Phonological Knowledge and Perceptual Epenthesis
Bert Vaux, Bridget Samuels, Korlin Bruhn
February 2022

In a famous series of studies, Dupoux and his associates assert that Japanese speakers use epenthesis to break up illicit consonant clusters and resyllabify coda consonants in loanwords (e.g., Dupoux et al. 1999). The authors draw an explicit connection between perception and loanword adaptation, suggesting that adaptation happens at the perceptual level: That is, when Japanese listeners are confronted with, e.g., [sfINks] 'sphinx', they perceive it as [sɯ̥.φiŋ.kɯ̥.sɯ̥]. In their analysis phonotactic knowledge influences listeners so strongly that it creates a perceptual illusion: Japanese listeners judge there to be a speech segment (/u/) despite the absence of acoustic correlates in the signal, simply because their L1 phonology insists it should be there.

Peperkamp and Dupoux (2003) and Peperkamp (2005) refine this theory into what we refer to as the Phonetic Decoder model. In this model, a phonetic decoding module maps the speech signal, one word at a time, into a discrete phonetic representation that conforms to the L1 phonology; a phonological decoding module then maps this surface form onto an underlying representation. Accordingly, a sequence that is phonotactically illicit in the L1 cannot be mapped accurately: The phonetic decoder for L1 Japanese speakers cannot accommodate two consonants next to each other, so an empty vowel segment intervenes and is carried over to the phonological mapping, where the empty vowel slot is interpreted as the closest phonetic match.

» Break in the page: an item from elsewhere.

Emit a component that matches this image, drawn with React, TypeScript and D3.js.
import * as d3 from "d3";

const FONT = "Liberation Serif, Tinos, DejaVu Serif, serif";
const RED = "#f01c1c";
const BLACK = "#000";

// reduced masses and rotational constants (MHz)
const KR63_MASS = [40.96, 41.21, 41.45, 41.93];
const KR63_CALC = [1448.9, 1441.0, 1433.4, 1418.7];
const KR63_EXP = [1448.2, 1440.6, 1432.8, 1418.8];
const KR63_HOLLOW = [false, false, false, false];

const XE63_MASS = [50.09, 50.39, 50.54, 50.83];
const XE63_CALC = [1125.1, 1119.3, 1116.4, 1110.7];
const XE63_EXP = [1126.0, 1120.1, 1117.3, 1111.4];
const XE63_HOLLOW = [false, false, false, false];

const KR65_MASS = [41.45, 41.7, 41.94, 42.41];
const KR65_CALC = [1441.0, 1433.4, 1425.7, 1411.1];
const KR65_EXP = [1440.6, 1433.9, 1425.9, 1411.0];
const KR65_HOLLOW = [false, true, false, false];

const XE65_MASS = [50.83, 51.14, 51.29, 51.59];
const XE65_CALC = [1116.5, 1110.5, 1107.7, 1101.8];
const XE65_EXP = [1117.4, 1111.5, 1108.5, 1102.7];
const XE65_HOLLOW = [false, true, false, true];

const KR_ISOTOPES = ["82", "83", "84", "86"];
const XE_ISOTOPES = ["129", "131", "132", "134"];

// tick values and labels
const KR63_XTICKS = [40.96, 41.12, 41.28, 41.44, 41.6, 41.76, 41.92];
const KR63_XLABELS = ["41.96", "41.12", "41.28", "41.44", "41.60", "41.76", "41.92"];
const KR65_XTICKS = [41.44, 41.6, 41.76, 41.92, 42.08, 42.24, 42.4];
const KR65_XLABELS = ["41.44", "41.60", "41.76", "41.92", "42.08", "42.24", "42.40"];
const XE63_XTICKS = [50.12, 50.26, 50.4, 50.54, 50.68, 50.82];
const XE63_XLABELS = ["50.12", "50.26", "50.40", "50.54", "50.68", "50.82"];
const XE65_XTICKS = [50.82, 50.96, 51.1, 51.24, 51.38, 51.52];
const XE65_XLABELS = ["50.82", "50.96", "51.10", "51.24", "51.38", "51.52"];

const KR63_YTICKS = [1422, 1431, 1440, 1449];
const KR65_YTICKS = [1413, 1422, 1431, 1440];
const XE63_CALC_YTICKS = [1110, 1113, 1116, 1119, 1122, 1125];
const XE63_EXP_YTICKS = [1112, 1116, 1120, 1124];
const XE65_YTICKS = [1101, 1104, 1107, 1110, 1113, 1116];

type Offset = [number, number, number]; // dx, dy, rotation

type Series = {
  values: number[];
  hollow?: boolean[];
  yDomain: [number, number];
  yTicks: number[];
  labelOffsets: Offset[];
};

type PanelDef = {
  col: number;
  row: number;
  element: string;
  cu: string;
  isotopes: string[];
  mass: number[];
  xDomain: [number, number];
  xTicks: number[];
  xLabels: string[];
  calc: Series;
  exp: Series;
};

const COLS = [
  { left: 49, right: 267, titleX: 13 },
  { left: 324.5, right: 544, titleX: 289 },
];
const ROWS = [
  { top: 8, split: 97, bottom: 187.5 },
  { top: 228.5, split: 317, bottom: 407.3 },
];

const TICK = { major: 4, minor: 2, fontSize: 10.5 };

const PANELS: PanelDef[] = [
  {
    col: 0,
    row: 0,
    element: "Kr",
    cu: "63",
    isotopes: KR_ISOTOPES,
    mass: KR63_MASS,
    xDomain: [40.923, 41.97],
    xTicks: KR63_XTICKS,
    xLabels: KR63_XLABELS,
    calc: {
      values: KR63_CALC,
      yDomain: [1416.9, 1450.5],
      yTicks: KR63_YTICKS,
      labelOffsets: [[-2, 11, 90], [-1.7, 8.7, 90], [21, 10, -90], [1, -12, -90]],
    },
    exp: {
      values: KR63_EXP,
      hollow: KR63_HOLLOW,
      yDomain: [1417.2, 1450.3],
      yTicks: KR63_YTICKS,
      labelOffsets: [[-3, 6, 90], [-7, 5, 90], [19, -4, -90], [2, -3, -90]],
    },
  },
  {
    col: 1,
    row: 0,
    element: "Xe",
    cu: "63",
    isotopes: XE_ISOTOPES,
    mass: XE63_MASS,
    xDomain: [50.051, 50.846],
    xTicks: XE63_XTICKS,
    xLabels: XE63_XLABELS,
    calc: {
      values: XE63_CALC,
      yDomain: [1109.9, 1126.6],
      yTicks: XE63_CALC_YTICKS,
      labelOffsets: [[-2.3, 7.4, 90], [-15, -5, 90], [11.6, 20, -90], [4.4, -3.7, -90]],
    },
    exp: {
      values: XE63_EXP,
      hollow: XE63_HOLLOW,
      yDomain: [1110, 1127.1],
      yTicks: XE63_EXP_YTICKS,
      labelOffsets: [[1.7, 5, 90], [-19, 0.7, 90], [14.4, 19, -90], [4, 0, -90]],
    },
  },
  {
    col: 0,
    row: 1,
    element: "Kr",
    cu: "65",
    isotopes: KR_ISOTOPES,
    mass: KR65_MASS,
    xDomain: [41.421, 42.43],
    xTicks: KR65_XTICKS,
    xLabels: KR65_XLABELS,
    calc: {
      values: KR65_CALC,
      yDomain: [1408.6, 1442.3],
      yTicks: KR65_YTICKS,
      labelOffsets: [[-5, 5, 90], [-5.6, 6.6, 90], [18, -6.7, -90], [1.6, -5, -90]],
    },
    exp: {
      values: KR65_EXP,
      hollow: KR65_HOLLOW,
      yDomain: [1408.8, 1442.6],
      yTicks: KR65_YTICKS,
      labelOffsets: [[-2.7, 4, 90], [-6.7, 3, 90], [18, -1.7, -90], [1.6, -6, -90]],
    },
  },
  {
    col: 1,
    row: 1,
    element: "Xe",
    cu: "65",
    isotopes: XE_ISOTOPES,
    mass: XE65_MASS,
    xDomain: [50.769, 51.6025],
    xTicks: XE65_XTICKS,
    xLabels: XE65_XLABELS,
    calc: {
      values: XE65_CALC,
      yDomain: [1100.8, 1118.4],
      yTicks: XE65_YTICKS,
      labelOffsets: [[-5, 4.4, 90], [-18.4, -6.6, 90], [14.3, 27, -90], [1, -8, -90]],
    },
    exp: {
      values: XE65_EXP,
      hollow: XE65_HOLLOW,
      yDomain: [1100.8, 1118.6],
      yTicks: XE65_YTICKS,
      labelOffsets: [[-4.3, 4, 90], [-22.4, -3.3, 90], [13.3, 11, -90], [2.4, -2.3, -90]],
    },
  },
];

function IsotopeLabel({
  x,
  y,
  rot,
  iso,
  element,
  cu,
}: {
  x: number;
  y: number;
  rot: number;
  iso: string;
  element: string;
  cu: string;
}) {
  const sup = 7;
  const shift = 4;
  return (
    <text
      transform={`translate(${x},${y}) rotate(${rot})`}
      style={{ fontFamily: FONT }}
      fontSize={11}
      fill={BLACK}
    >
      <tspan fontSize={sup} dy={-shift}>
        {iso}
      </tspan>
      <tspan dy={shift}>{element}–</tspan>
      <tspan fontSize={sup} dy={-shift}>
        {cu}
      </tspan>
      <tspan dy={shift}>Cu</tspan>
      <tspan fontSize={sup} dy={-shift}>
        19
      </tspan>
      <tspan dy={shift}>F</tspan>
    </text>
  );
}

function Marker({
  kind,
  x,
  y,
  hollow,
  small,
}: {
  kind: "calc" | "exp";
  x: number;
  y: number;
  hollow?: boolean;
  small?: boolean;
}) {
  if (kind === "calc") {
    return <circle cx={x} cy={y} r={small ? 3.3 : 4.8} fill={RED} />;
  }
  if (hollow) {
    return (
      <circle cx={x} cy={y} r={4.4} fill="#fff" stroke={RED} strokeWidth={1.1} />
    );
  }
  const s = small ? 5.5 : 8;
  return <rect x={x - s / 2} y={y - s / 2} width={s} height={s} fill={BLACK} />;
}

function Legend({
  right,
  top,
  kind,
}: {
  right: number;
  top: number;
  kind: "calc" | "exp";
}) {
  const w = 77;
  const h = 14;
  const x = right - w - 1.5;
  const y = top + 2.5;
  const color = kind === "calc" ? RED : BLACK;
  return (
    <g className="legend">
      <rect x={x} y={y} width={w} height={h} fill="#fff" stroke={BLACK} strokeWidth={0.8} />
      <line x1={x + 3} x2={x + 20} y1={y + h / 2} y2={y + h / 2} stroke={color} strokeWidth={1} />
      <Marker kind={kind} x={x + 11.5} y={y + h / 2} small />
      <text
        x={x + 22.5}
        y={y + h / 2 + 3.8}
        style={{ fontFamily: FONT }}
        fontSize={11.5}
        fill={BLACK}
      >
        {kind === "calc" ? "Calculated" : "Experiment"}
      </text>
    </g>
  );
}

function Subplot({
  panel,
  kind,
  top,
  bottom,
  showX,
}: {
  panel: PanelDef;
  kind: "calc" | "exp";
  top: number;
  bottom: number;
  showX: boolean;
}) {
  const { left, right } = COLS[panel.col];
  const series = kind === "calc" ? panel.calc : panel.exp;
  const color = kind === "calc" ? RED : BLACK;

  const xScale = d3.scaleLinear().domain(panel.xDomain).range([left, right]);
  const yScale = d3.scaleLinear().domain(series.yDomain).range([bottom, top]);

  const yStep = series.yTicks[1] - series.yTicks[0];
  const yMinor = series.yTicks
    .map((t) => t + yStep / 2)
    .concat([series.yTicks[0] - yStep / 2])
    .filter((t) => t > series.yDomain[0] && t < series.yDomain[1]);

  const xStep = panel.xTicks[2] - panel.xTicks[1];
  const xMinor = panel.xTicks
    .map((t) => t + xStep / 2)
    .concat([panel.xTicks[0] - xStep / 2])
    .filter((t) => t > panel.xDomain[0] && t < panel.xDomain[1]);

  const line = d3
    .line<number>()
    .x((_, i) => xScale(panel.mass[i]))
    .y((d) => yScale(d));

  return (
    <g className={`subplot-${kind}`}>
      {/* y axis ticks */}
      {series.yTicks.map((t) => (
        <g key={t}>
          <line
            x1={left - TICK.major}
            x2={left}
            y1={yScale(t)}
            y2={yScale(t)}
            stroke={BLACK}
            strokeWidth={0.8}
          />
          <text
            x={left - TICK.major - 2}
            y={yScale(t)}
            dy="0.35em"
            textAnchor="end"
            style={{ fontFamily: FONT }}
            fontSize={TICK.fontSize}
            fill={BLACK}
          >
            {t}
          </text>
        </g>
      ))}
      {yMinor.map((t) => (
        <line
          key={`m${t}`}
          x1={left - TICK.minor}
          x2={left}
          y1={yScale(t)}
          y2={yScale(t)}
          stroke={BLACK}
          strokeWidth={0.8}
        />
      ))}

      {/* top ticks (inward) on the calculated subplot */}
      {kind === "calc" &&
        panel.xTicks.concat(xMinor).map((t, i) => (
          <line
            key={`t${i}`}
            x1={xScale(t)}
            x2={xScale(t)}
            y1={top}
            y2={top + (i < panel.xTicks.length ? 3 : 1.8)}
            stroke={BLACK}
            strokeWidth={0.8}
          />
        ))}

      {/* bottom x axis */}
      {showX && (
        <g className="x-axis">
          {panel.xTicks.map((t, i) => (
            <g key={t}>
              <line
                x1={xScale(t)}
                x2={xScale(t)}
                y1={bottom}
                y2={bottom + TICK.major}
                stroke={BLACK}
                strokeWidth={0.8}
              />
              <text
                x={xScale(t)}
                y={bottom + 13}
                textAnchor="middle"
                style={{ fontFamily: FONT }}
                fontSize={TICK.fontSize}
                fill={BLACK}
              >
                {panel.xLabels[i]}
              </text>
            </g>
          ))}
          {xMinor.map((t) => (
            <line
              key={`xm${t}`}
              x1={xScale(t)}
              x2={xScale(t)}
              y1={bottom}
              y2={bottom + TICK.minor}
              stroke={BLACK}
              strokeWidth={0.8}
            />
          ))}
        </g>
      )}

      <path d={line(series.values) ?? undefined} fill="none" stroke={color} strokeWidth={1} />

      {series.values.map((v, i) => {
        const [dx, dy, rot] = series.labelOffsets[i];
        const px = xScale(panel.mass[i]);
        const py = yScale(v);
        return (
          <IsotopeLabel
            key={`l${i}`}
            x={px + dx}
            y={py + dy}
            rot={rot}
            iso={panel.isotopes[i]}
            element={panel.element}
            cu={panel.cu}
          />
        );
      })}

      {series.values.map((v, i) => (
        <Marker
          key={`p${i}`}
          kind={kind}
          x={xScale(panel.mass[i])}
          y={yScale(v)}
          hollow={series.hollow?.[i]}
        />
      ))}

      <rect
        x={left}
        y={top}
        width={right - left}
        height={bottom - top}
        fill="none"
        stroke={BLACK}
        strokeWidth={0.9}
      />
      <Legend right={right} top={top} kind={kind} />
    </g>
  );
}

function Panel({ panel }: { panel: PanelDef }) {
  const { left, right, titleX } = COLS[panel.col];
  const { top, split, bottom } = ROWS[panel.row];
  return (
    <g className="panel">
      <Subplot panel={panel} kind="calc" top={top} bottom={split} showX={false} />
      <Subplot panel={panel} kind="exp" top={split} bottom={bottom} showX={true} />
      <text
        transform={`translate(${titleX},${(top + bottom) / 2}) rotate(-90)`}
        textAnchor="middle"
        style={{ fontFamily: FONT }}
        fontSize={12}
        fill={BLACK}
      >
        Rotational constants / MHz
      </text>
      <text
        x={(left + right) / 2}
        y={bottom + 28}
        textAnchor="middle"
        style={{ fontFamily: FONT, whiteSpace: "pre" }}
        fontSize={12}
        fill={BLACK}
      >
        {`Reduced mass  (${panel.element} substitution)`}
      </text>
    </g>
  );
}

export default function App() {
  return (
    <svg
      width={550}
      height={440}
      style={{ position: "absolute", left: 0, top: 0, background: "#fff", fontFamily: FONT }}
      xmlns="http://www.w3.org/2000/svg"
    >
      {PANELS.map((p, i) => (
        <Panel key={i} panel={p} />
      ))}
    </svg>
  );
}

In this chapter we investigate whether perceptual epenthesis can be overcome by Japanese listeners, adopting Davidson et al.’s (2007) methodology. We also replicate Dupoux et al.’s (1999) ABX task, which allows for a more reliable measure of improvement while at the same time allowing a direct comparison to Dupoux et al.’s study. We demonstrate that Japanese speakers are able to learn the ebzo-ebuzo contrast (and more generally can access phonetic details necessary to learn a non-native contrast in spite of their native phonology), and provide an explanation of these results that does not depend on the Phonetic Decoder model.